Item 17. Undertakings

(1) The undersigned Registrant agrees that prior to any public reoffering of
    the securities registered through the use of the prospectus which is a part
    of this Registration Statement by any person or party who is deemed to be an
    underwriter within the meaning of Rule 145(c) of the Securities Act of 1933,
    the reoffering prospectus will contain the information called for by the
    applicable registration form for reoffering by persons who may be deemed
    underwriters, in addition to the information called for by the other items
    of the applicable form.

(2) The undersigned Registrant agrees that every prospectus that is filed under
    paragraph (1) above will be filed as a part of an amendment to the
    Registration Statement and will not be used until the amendment is
    effective, and that, in determining any liability under the securities Act
    of 1933, each post-effective amendment shall be deemed to be a new
    registration statement for the securities offered therein, and the offering
    of the securities at that time shall be deemed to be the initial bona fide
    offering of them.

(3) The undersigned Registrant agrees to file in a Post-Effective Amendment to
    this Registration Statement a final tax opinion upon the closing of the
    transaction.

                                       8



                                   SIGNATURES

         As required by the Securities Act of 1933, this registration Statement
has been signed on behalf of the registrant, in the City of Parsippany and the
State of New Jersey on the 30th day of September, 2008.
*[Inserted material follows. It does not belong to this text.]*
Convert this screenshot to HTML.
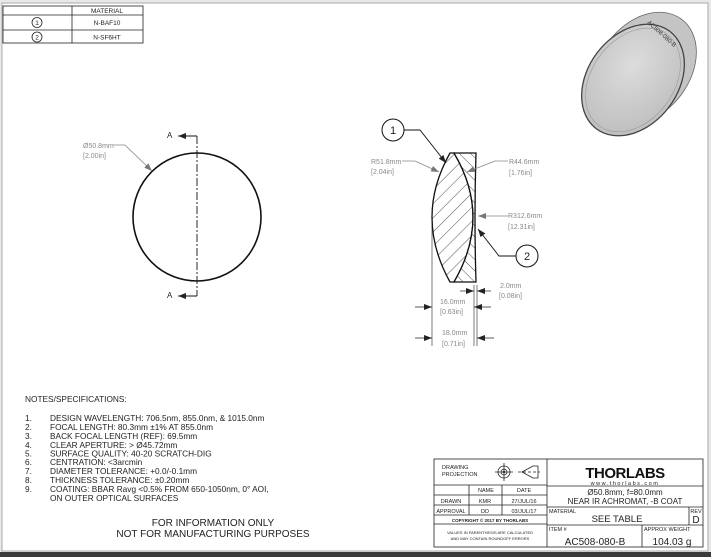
<!DOCTYPE html>
<html><head><meta charset="utf-8"><style>
body{margin:0;width:711px;height:557px;overflow:hidden;background:#fff;font-family:"Liberation Sans",sans-serif}
svg{display:block}
</style></head><body>
<svg width="711" height="557" viewBox="0 0 711 557" xmlns="http://www.w3.org/2000/svg" font-family="Liberation Sans, sans-serif">
<defs>
<marker id="ab" markerWidth="8" markerHeight="6" refX="8" refY="3" orient="auto" markerUnits="userSpaceOnUse"><path d="M0,0L8,3L0,6z" fill="#222"/></marker>
<marker id="ag" markerWidth="8" markerHeight="6" refX="8" refY="3" orient="auto" markerUnits="userSpaceOnUse"><path d="M0,0L8,3L0,6z" fill="#777"/></marker>
<pattern id="h1" width="10" height="10" patternUnits="userSpaceOnUse" patternTransform="rotate(45)"><line x1="0" y1="0" x2="0" y2="10" stroke="#222" stroke-width="0.8"/></pattern>
<pattern id="h2" width="8" height="8" patternUnits="userSpaceOnUse" patternTransform="rotate(-45)"><line x1="0" y1="0" x2="0" y2="8" stroke="#222" stroke-width="0.8"/></pattern>
<radialGradient id="lg" cx="0.4" cy="0.4" r="0.7"><stop offset="0" stop-color="#dcdcdc"/><stop offset="1" stop-color="#bcbcbc"/></radialGradient>
</defs>
<rect x="0" y="0" width="711" height="557" fill="#e8e8e8"/>
<rect x="2" y="3" width="706" height="548" fill="#fff" stroke="#aaa" stroke-width="1"/>
<rect x="0" y="552" width="711" height="5" fill="#3a3a3a"/>

<!-- material table -->
<g stroke="#222" stroke-width="0.8" fill="none">
<rect x="3" y="6" width="140" height="37"/>
<line x1="3" y1="15" x2="143" y2="15"/><line x1="3" y1="30" x2="143" y2="30"/>
<line x1="72" y1="6" x2="72" y2="43"/>
<circle cx="37" cy="22.5" r="5"/><circle cx="37" cy="37" r="5"/>
</g>
<g font-size="6.5" fill="#222" text-anchor="middle">
<text x="107" y="13">MATERIAL</text><text x="107" y="25">N-BAF10</text><text x="107" y="39.5">N-SF6HT</text>
<text x="37" y="25">1</text><text x="37" y="39.5">2</text>
</g>

<!-- lens photo -->
<g fill="#c4c4c4">
<ellipse cx="645" cy="68" rx="45" ry="61" transform="rotate(37 645 68)"/>
<ellipse cx="642" cy="71" rx="45" ry="61" transform="rotate(37 642 71)"/>
<ellipse cx="639" cy="74" rx="45" ry="61" transform="rotate(37 639 74)"/>
<ellipse cx="636" cy="77" rx="45" ry="61" transform="rotate(37 636 77)"/>
</g>
<ellipse cx="645" cy="68" rx="45" ry="61" transform="rotate(37 645 68)" fill="none" stroke="#666" stroke-width="0.8"/>
<ellipse cx="633" cy="80" rx="45" ry="61" transform="rotate(37 633 80)" fill="url(#lg)" stroke="#444" stroke-width="1.3"/>
<ellipse cx="633" cy="80" rx="41" ry="57" transform="rotate(37 633 80)" fill="none" stroke="#999" stroke-width="0.6"/>
<text x="647" y="23" font-size="6" fill="#333" transform="rotate(42 647 23)">AC508-080-B</text>

<!-- front view circle -->
<circle cx="197" cy="217" r="64" fill="none" stroke="#111" stroke-width="1.6"/>
<line x1="197" y1="136" x2="197" y2="296" stroke="#111" stroke-width="0.9" stroke-dasharray="8,2,2,2"/>
<line x1="197" y1="136" x2="178" y2="136" stroke="#111" marker-end="url(#ab)"/>
<line x1="197" y1="296" x2="178" y2="296" stroke="#111" marker-end="url(#ab)"/>
<text x="167" y="138" font-size="8" fill="#222">A</text>
<text x="167" y="298" font-size="8" fill="#222">A</text>
<text x="83" y="148" font-size="7" fill="#888">Ø50.8mm</text>
<text x="83" y="158" font-size="7" fill="#888">[2.00in]</text>
<polyline points="113,145 125,145 152,171" fill="none" stroke="#888" stroke-width="0.8" marker-end="url(#ag)"/>

<!-- section -->
<path d="M450,153 Q414,217 450,282 L454,282 Q492,217 454,153 Z" fill="url(#h1)" stroke="#111" stroke-width="1.3"/>
<path d="M454,153 Q492,217 454,282 L476,282 Q474,217 476,153 Z" fill="#fff"/>
<path d="M454,153 Q492,217 454,282 L476,282 Q474,217 476,153 Z" fill="url(#h2)" stroke="#111" stroke-width="1.3"/>
<g stroke="#222" stroke-width="0.6">
<line x1="432" y1="225" x2="432" y2="346"/><line x1="474" y1="285" x2="474" y2="346"/><line x1="477" y1="285" x2="477" y2="346"/>
</g>
<g stroke="#222" stroke-width="0.7">
<line x1="415" y1="307" x2="432" y2="307" marker-end="url(#ab)"/><line x1="491" y1="307" x2="474" y2="307" marker-end="url(#ab)"/>
<line x1="415" y1="338" x2="432" y2="338" marker-end="url(#ab)"/><line x1="494" y1="338" x2="477" y2="338" marker-end="url(#ab)"/>
<line x1="460" y1="291" x2="474" y2="291" marker-end="url(#ab)"/><line x1="491" y1="291" x2="477" y2="291" marker-end="url(#ab)"/>
</g>
<g font-size="7" fill="#888">
<text x="440" y="304">16.0mm</text><text x="440" y="314">[0.63in]</text>
<text x="442" y="335">18.0mm</text><text x="442" y="346">[0.71in]</text>
<text x="500" y="288">2.0mm</text><text x="499" y="298">[0.08in]</text>
<text x="371" y="164">R51.8mm</text><text x="371" y="174">[2.04in]</text>
<text x="509" y="164">R44.6mm</text><text x="509" y="175">[1.76in]</text>
<text x="508" y="218">R312.6mm</text><text x="508" y="229">[12.31in]</text>
</g>
<polyline points="402,161 415,161 439,172" fill="none" stroke="#888" stroke-width="0.8" marker-end="url(#ag)"/>
<polyline points="508,161 495,161 467,172" fill="none" stroke="#888" stroke-width="0.8" marker-end="url(#ag)"/>
<line x1="508" y1="216" x2="478" y2="216" stroke="#888" stroke-width="0.8" marker-end="url(#ag)"/>
<circle cx="393" cy="130" r="11" fill="#fff" stroke="#111" stroke-width="1"/>
<text x="393" y="134" font-size="11" text-anchor="middle" fill="#222">1</text>
<polyline points="404,130 420,130 446,163" fill="none" stroke="#111" stroke-width="0.9" marker-end="url(#ab)"/>
<circle cx="527" cy="256" r="11" fill="#fff" stroke="#111" stroke-width="1"/>
<text x="527" y="260" font-size="11" text-anchor="middle" fill="#222">2</text>
<polyline points="516,256 499,256 478,229" fill="none" stroke="#111" stroke-width="0.9" marker-end="url(#ab)"/>

<!-- notes -->
<g font-size="8.3" fill="#222">
<text x="25" y="402">NOTES/SPECIFICATIONS:</text>
<text x="25" y="421">1.</text><text x="50" y="421">DESIGN WAVELENGTH: 706.5nm, 855.0nm, &amp; 1015.0nm</text>
<text x="25" y="430">2.</text><text x="50" y="430">FOCAL LENGTH: 80.3mm ±1% AT 855.0nm</text>
<text x="25" y="439">3.</text><text x="50" y="439">BACK FOCAL LENGTH (REF): 69.5mm</text>
<text x="25" y="448">4.</text><text x="50" y="448">CLEAR APERTURE: &gt; Ø45.72mm</text>
<text x="25" y="456.5">5.</text><text x="50" y="456.5">SURFACE QUALITY: 40-20 SCRATCH-DIG</text>
<text x="25" y="465">6.</text><text x="50" y="465">CENTRATION: &lt;3arcmin</text>
<text x="25" y="474">7.</text><text x="50" y="474">DIAMETER TOLERANCE: +0.0/-0.1mm</text>
<text x="25" y="483">8.</text><text x="50" y="483">THICKNESS TOLERANCE: ±0.20mm</text>
<text x="25" y="492">9.</text><text x="50" y="492">COATING: BBAR Ravg &lt;0.5% FROM 650-1050nm, 0° AOI,</text>
<text x="50" y="501">ON OUTER OPTICAL SURFACES</text>
</g>
<g font-size="10" fill="#222" text-anchor="middle">
<text x="213" y="526">FOR INFORMATION ONLY</text>
<text x="213" y="537">NOT FOR MANUFACTURING PURPOSES</text>
</g>

<!-- title block -->
<g stroke="#222" stroke-width="0.8" fill="none">
<rect x="434" y="459" width="269" height="88"/>
<line x1="547" y1="459" x2="547" y2="547"/>
<line x1="434" y1="485" x2="547" y2="485"/><line x1="434" y1="495" x2="547" y2="495"/>
<line x1="434" y1="505" x2="547" y2="505"/><line x1="434" y1="515" x2="547" y2="515"/>
<line x1="434" y1="524" x2="547" y2="524"/>
<line x1="469" y1="485" x2="469" y2="515"/><line x1="502" y1="485" x2="502" y2="515"/>
<line x1="547" y1="486" x2="703" y2="486"/><line x1="547" y1="507" x2="703" y2="507"/>
<line x1="547" y1="525" x2="703" y2="525"/>
<line x1="689" y1="507" x2="689" y2="525"/><line x1="642" y1="525" x2="642" y2="547"/>
<circle cx="504" cy="472" r="6"/><circle cx="504" cy="472" r="3"/>
<line x1="495" y1="472" x2="513" y2="472"/><line x1="504" y1="463" x2="504" y2="481"/>
<path d="M522,472 L533,466 L538,466 L538,478 L533,478 Z"/>
<line x1="518" y1="472" x2="540" y2="472" stroke-dasharray="3,2"/>
</g>
<circle cx="504" cy="472" r="1.2" fill="#222"/>
<g fill="#222" font-size="5.5">
<text x="442" y="469">DRAWING</text><text x="442" y="476">PROJECTION</text>
<text x="486" y="492" text-anchor="middle">NAME</text>
<text x="524" y="492" text-anchor="middle">DATE</text>
<text x="451" y="503" text-anchor="middle">DRAWN</text>
<text x="485" y="503" text-anchor="middle">KMR</text>
<text x="524" y="503" text-anchor="middle">27/JUL/16</text>
<text x="451" y="513" text-anchor="middle">APPROVAL</text>
<text x="485" y="513" text-anchor="middle">DD</text>
<text x="524" y="513" text-anchor="middle">03/JUL/17</text>
<text x="490" y="522" text-anchor="middle" font-size="4.5" font-weight="bold">COPYRIGHT © 2017 BY THORLABS</text>
<text x="490" y="534" text-anchor="middle" font-size="4">VALUES IN PARENTHESIS ARE CALCULATED</text>
<text x="490" y="540" text-anchor="middle" font-size="4">AND MAY CONTAIN ROUNDOFF ERRORS</text>
<text x="549" y="513">MATERIAL</text>
<text x="549" y="531">ITEM #</text>
<text x="644" y="531">APPROX WEIGHT</text>
<text x="696" y="513" text-anchor="middle">REV</text>
</g>
<text x="625" y="478" font-size="15" font-weight="bold" text-anchor="middle" fill="#111" letter-spacing="-0.5">THORLABS</text>
<text x="625" y="485" font-size="5.5" text-anchor="middle" fill="#222" letter-spacing="1.5">www.thorlabs.com</text>
<text x="625" y="495" font-size="8" text-anchor="middle" fill="#222">Ø50.8mm, f=80.0mm</text>
<text x="625" y="504" font-size="8" text-anchor="middle" fill="#222">NEAR IR ACHROMAT, -B COAT</text>
<text x="617" y="522" font-size="9.5" text-anchor="middle" fill="#222">SEE TABLE</text>
<text x="696" y="523" font-size="10" text-anchor="middle" fill="#222">D</text>
<text x="595" y="545" font-size="10" text-anchor="middle" fill="#222">AC508-080-B</text>
<text x="672" y="545" font-size="10" text-anchor="middle" fill="#222">104.03 g</text>
</svg>
</body></html>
                                    ECLIPSE FUNDS


                                    /s/ Stephen P. Fisher
                                    -------------------------------
                                    Stephen P. Fisher
                                    President

         As required by the Securities Act of 1933, this  Registration Statement
has been signed  by the following persons in the capacities indicated on
September 30, 2008.




SIGNATURE                           TITLE
- ---------                           -----
                                 


/s/ Susan B. Kerley*                Trustee
- ---------------------------------
Susan B. Kerley


/s/ John Y. Kim*                    Trustee
- ---------------------------------
John Y. Kim


/s/ Alan R. Latshaw*                Trustee
- ---------------------------------
Alan R. Latshaw


/s/ Peter Meenan*                   Trustee
- ---------------------------------
Peter Meenan


/s/ Richard H. Nolan, Jr.*          Trustee
- ---------------------------------
Richard H. Nolan, Jr.


/s/ Richard S. Trutanic*            Trustee
- ---------------------------------
Richard S. Trutanic


/s/ Roman L. Weil*                  Trustee
- ---------------------------------
Roman L. Weil


/s/ John A. Weisser*                Trustee
- ---------------------------------
John A. Weisser


/s/ Jack R. Benintende              Treasurer and Principal Financial
- ---------------------------------   and Accounting Officer
Jack R. Benintende



By: /s/ Jeffrey A. Engelsman
- --------------------------------------

Jeffrey A. Engelsman
As Attorney-in-Fact*


*  Pursuant to Powers of Attorney filed herewith.